The person he pointed out was skinny, missing some teeth, clean and neatly dressed. Something has gone wrong with her legs and feet so she always looks like she is about to dance en pointe. As a result, she wears no shoes, just layers of thick socks. For people like you and me? We are likely to glance at her and look away. In this case? She was the right one to call upon. The expert.
This person whom many of us would pass over was someone with experience. Someone who knew the ins and outs of the system, having kicked heroin herself. I talked with her. Made sure the woman in need also talked with her, after she got some food down.
Lacking experience – and surely having no expertise – what I had that day was presence and the ability to ask the right questions…and to clean her vomit up later when it became needed.
Sometimes we need to ask for help.
Sometimes we need to know what we can offer: knowledge, or a shoulder, an ear, or simple presence in the face of pain.
Sometimes we need to stop hiding from the truth about ourselves…
We do know. We know a lot.
We all have skills and talents that we’ve trained ourselves toward.
Sometimes we don’t feel we have expertise, but we do have experience to offer.
Sometimes we don’t have experience, but we can offer presence.
Sometimes that last is just enough. All that is required.
What are you an expert in, however large or small?

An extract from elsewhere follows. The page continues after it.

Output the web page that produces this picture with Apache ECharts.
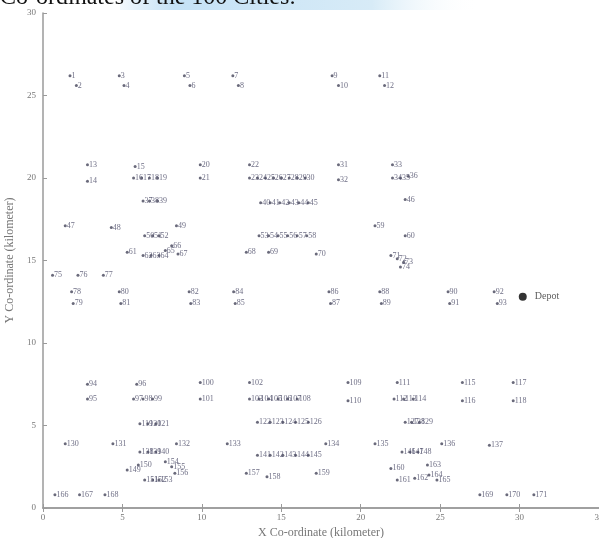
<!DOCTYPE html>
<html>
<head>
<meta charset="utf-8">
<script src="https://cdn.jsdelivr.net/npm/echarts@6/dist/echarts.min.js"></script>
<style>
  html, body { margin: 0; padding: 0; background: #fff; }
  #main { width: 599px; height: 538px; }
</style>
</head>
<body>
<div id="main"></div>
<script>
// city coordinates (km)
const cityX = [
  1.7, 2.1, 4.8, 5.1, 8.9, 9.25, 11.95, 12.3, 18.2, 18.6, 21.2, 21.5,
  2.8, 2.8, 5.8, 5.7, 6.2, 6.7, 7.2, 9.9, 9.9,
  13.0, 13.0, 13.5, 14.0, 14.5, 15.0, 15.5, 16.0, 16.5, 18.6, 18.6, 22.0, 22.0, 22.5, 23.0,
  6.3, 6.7, 7.2, 13.7, 14.3, 14.9, 15.5, 16.1, 16.7, 22.8,
  1.4, 4.3, 8.4, 6.4, 6.9, 7.3, 13.6, 14.2, 14.8, 15.4, 16.0, 16.6, 20.9, 22.8,
  5.3, 6.3, 6.8, 7.3, 7.7, 8.1, 8.5, 12.8, 14.2, 17.2, 21.9, 22.3, 22.7, 22.5,
  0.6, 2.2, 3.8,
  1.8, 1.9, 4.8, 4.9, 9.2, 9.3, 12.0, 12.1, 18.0, 18.1, 21.2, 21.3, 25.5, 25.6, 28.4, 28.6,
  2.8, 2.8, 5.9, 5.7, 6.3, 6.9, 9.9, 9.9,
  13.0, 13.0, 13.6, 14.2, 14.8, 15.4, 16.0, 19.2, 19.2, 22.3, 22.1, 22.7, 23.3, 26.4, 26.4, 29.6, 29.6,
  6.1, 6.6, 7.1, 13.5, 14.3, 15.1, 15.9, 16.7, 22.8, 23.2, 23.7,
  1.4, 4.4, 8.4, 11.6, 17.8, 20.9, 25.1, 28.1,
  6.1, 6.6, 7.1, 13.5, 14.3, 15.1, 15.9, 16.7, 22.6, 23.1, 23.6,
  5.3, 6.0, 6.4, 6.9, 7.3, 7.7, 8.1, 8.3, 12.8, 14.1, 17.2,
  21.9, 22.3, 23.4, 24.2, 24.3, 24.8,
  0.75, 2.3, 3.9, 27.5, 29.2, 30.9
];
const cityY = [
  26.2, 25.6, 26.2, 25.6, 26.2, 25.6, 26.2, 25.6, 26.2, 25.6, 26.2, 25.6,
  20.8, 19.8, 20.7, 20.0, 20.0, 20.0, 20.0, 20.8, 20.0,
  20.8, 20.0, 20.0, 20.0, 20.0, 20.0, 20.0, 20.0, 20.0, 20.8, 19.9, 20.8, 20.0, 20.0, 20.1,
  18.6, 18.6, 18.6, 18.5, 18.5, 18.5, 18.5, 18.5, 18.5, 18.7,
  17.1, 17.0, 17.1, 16.5, 16.5, 16.5, 16.5, 16.5, 16.5, 16.5, 16.5, 16.5, 17.1, 16.5,
  15.5, 15.3, 15.3, 15.3, 15.6, 15.9, 15.4, 15.5, 15.5, 15.4, 15.3, 15.1, 14.9, 14.6,
  14.1, 14.1, 14.1,
  13.1, 12.4, 13.1, 12.4, 13.1, 12.4, 13.1, 12.4, 13.1, 12.4, 13.1, 12.4, 13.1, 12.4, 13.1, 12.4,
  7.5, 6.6, 7.5, 6.6, 6.6, 6.6, 7.6, 6.6,
  7.6, 6.6, 6.6, 6.6, 6.6, 6.6, 6.6, 7.6, 6.5, 7.6, 6.6, 6.6, 6.6, 7.6, 6.5, 7.6, 6.5,
  5.1, 5.1, 5.1, 5.2, 5.2, 5.2, 5.2, 5.2, 5.2, 5.2, 5.2,
  3.9, 3.9, 3.9, 3.9, 3.9, 3.9, 3.9, 3.8,
  3.4, 3.4, 3.4, 3.2, 3.2, 3.2, 3.2, 3.2, 3.4, 3.4, 3.4,
  2.3, 2.6, 1.7, 1.7, 1.7, 2.8, 2.5, 2.1, 2.1, 1.9, 2.1,
  2.4, 1.7, 1.8, 2.6, 2.0, 1.7,
  0.8, 0.8, 0.8, 0.8, 0.8, 0.8
];
const depot = [30.2, 12.8];

const chart = echarts.init(document.getElementById('main'));

const points = cityX.map((x, i) => [x, cityY[i], String(i + 1)]);

const serif = 'Liberation Serif';
const axisGray = '#9a9a9a';

const option = {
  animation: false,
  backgroundColor: '#fff',
  graphic: [{
    // light blue highlight behind the caption
    type: 'rect',
    z: -1,
    shape: { x: 120, y: 0, width: 360, height: 10 },
    style: {
      fill: new echarts.graphic.LinearGradient(0, 0, 1, 0, [
        { offset: 0, color: 'rgba(190,222,245,0.2)' },
        { offset: 0.15, color: 'rgba(190,222,245,0.9)' },
        { offset: 0.7, color: 'rgba(205,230,245,0.8)' },
        { offset: 1, color: 'rgba(255,255,255,0)' }
      ])
    }
  }, {
    // caption, top half cut off by the page edge
    type: 'text',
    z: 10,
    x: 0,
    y: 10,
    style: {
      text: 'Co-ordinates of the 100 Cities:',
      font: '24px "Liberation Serif"',
      fill: '#111',
      verticalAlign: 'bottom'
    }
  }],
  grid: { left: 43, right: 0, top: 13, bottom: 30, outerBoundsMode: 'none' },
  xAxis: [{
    type: 'value', min: 0, max: 35, interval: 5,
    name: 'X Co-ordinate (kilometer)',
    nameLocation: 'middle', nameGap: 18,
    nameTextStyle: { fontFamily: serif, fontSize: 12, color: '#777' },
    axisLine: { show: true, onZero: false, lineStyle: { color: axisGray, width: 1.5 } },
    axisTick: { inside: true, length: 4, lineStyle: { color: axisGray } },
    axisLabel: { fontFamily: serif, fontSize: 9, color: '#777', margin: 5 },
    splitLine: { show: false }
  }, {
    type: 'value', min: 0, max: 35, interval: 5, position: 'top',
    axisLine: { show: true, lineStyle: { color: axisGray, width: 1.5 } },
    axisTick: { inside: true, length: 4, lineStyle: { color: axisGray } },
    axisLabel: { show: false },
    splitLine: { show: false }
  }],
  yAxis: [{
    type: 'value', min: 0, max: 30, interval: 5,
    name: 'Y Co-ordinate (kilometer)',
    nameLocation: 'middle', nameGap: 26,
    nameTextStyle: { fontFamily: serif, fontSize: 12, color: '#777' },
    axisLine: { show: true, onZero: false, lineStyle: { color: axisGray, width: 1.5 } },
    axisTick: { inside: true, length: 4, lineStyle: { color: axisGray } },
    axisLabel: { fontFamily: serif, fontSize: 9, color: '#777', margin: 7 },
    splitLine: { show: false }
  }],
  series: [{
    type: 'scatter',
    data: points,
    symbolSize: 3,
    itemStyle: { color: '#45455a' },
    label: {
      show: true,
      position: 'right',
      distance: 0,
      offset: [0, -5],
      formatter: p => p.data[2],
      fontFamily: serif,
      fontSize: 8,
      color: '#4a4a66'
    },
    labelLayout: { hideOverlap: false }
  }, {
    type: 'scatter',
    data: [depot],
    symbolSize: 8,
    itemStyle: { color: '#000' },
    label: {
      show: true,
      position: 'right',
      distance: 8,
      formatter: 'Depot',
      fontFamily: serif,
      fontSize: 10,
      color: '#333'
    }
  }]
};

chart.setOption(option);
</script>
</body>
</html>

What experiences have you had, that have shaped your knowing?
When can you offer simple presence to another, or some small kindness?
Are you are hiding in plain site, in the center of the circle, voice loud, arms outstretched? Are you are hiding in the corner, on the edges, quiet as a caterpillar waiting for a change?
We find it in the face of love.
Note: though I did have this conversation with a soul reading client recently, I've had similar with many other people in the past. This is therefore drawn from several conversations, and quoting no one in particular.